TO DO:
Copy out the lines of the records below, and only those lines, from the one with "Output the component" through the one with "const xLabelWidths: Record<string, number>", exactly as they appear.

Code that draws figures:
-=-=-

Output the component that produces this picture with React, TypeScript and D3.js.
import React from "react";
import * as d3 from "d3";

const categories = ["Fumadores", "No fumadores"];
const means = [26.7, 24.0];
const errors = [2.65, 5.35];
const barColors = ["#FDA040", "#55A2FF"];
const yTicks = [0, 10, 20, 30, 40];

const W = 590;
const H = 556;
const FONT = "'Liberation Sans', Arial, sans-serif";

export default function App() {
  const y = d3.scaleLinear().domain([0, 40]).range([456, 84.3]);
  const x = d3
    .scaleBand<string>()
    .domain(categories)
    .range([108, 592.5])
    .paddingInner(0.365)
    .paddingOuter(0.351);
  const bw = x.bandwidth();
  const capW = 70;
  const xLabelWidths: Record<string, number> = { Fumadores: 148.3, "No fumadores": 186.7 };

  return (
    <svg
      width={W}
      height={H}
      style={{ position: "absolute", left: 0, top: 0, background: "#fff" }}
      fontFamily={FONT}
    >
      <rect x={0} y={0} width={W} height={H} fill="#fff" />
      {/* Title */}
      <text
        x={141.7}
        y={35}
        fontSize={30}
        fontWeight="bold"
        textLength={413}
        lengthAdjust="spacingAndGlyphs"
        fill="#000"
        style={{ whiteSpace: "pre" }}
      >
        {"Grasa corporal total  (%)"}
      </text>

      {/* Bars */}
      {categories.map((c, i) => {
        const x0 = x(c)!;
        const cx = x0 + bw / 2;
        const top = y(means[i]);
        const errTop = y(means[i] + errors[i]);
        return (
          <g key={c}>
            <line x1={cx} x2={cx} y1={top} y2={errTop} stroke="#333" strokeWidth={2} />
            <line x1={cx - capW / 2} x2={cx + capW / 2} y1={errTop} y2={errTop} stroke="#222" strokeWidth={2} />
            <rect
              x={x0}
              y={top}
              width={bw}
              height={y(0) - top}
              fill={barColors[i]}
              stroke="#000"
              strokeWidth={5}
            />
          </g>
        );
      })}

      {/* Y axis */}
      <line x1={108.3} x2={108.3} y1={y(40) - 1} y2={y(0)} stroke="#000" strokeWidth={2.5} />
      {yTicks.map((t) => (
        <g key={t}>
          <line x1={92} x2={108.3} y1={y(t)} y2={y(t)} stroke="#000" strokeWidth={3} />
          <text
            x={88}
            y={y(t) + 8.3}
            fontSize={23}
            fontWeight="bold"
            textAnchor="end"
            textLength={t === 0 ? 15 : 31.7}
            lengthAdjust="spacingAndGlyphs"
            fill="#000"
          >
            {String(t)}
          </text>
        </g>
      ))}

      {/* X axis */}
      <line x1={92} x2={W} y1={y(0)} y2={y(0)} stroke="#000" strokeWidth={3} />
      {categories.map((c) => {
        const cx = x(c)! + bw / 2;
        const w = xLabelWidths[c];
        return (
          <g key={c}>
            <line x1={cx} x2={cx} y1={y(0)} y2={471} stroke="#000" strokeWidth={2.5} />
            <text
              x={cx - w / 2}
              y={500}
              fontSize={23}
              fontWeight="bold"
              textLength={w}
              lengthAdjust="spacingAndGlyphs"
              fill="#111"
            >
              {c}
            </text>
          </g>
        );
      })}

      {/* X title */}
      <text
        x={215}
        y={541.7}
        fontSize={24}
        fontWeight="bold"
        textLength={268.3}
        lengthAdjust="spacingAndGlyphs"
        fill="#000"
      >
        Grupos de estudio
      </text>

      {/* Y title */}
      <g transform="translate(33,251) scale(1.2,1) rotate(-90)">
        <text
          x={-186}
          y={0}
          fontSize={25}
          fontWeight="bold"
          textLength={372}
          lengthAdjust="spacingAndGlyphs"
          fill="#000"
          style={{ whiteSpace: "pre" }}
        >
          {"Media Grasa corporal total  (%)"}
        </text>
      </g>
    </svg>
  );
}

-=-=-

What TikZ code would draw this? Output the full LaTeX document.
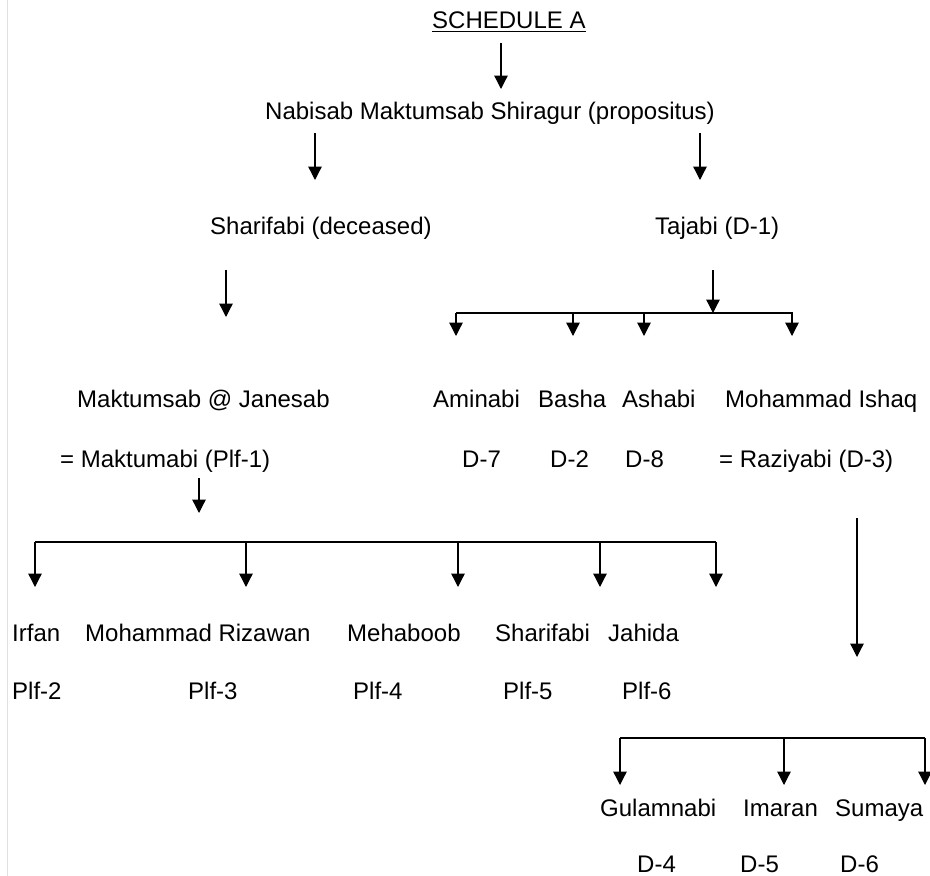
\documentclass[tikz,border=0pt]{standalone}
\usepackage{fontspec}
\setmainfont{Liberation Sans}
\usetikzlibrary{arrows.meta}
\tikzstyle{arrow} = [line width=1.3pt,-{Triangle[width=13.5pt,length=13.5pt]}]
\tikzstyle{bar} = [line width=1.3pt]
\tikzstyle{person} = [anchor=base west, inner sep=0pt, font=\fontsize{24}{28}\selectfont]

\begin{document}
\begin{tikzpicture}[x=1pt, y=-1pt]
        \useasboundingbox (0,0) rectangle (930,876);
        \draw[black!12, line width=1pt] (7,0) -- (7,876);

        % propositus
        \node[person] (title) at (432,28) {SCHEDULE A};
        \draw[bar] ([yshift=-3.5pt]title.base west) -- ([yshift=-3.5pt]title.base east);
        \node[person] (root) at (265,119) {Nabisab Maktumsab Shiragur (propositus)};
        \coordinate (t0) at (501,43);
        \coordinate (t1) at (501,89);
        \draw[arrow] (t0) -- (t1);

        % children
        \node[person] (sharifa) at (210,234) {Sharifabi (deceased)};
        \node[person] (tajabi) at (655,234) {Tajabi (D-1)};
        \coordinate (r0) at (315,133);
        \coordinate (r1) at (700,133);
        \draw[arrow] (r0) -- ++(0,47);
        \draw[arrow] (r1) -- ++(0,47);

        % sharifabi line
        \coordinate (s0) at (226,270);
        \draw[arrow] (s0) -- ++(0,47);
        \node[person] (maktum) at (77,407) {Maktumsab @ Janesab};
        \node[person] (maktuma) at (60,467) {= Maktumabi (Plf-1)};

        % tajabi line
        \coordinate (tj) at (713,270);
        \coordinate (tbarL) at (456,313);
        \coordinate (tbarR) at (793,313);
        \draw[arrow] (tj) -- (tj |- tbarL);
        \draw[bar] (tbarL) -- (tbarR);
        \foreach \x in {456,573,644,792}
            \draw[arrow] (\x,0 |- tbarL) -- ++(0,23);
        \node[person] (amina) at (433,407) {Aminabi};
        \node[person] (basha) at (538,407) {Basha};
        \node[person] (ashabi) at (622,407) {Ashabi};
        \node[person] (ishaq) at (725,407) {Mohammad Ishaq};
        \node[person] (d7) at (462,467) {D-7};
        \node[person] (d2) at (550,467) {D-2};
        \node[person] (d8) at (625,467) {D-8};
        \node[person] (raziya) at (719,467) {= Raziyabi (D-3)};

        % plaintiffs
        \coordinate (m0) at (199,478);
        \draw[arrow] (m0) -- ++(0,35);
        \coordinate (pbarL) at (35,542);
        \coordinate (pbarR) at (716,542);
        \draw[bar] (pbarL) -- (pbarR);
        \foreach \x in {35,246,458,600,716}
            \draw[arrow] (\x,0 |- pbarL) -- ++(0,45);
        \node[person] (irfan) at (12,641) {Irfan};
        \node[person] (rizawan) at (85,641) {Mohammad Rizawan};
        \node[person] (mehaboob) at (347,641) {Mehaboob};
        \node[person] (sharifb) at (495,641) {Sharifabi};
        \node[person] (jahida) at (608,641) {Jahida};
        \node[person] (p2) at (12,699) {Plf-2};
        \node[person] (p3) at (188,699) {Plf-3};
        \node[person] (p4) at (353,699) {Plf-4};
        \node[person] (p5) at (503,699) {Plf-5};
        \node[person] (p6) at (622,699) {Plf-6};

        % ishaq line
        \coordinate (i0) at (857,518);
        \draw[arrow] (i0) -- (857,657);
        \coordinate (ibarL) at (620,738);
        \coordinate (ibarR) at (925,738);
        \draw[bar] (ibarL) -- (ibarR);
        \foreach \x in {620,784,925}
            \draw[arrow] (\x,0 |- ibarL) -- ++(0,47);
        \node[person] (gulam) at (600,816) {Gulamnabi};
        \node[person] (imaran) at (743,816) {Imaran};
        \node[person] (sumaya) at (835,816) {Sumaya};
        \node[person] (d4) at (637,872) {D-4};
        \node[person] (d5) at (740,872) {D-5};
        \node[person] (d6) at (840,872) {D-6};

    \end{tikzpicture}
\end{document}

-=-=-

RESULT OF THE TASK:
Output the component that produces this picture with React, TypeScript and D3.js.
import React from "react";
import * as d3 from "d3";

const categories = ["Fumadores", "No fumadores"];
const means = [26.7, 24.0];
const errors = [2.65, 5.35];
const barColors = ["#FDA040", "#55A2FF"];
const yTicks = [0, 10, 20, 30, 40];

const W = 590;
const H = 556;
const FONT = "'Liberation Sans', Arial, sans-serif";

export default function App() {
  const y = d3.scaleLinear().domain([0, 40]).range([456, 84.3]);
  const x = d3
    .scaleBand<string>()
    .domain(categories)
    .range([108, 592.5])
    .paddingInner(0.365)
    .paddingOuter(0.351);
  const bw = x.bandwidth();
  const capW = 70;
  const xLabelWidths: Record<string, number> = { Fumadores: 148.3, "No fumadores": 186.7 };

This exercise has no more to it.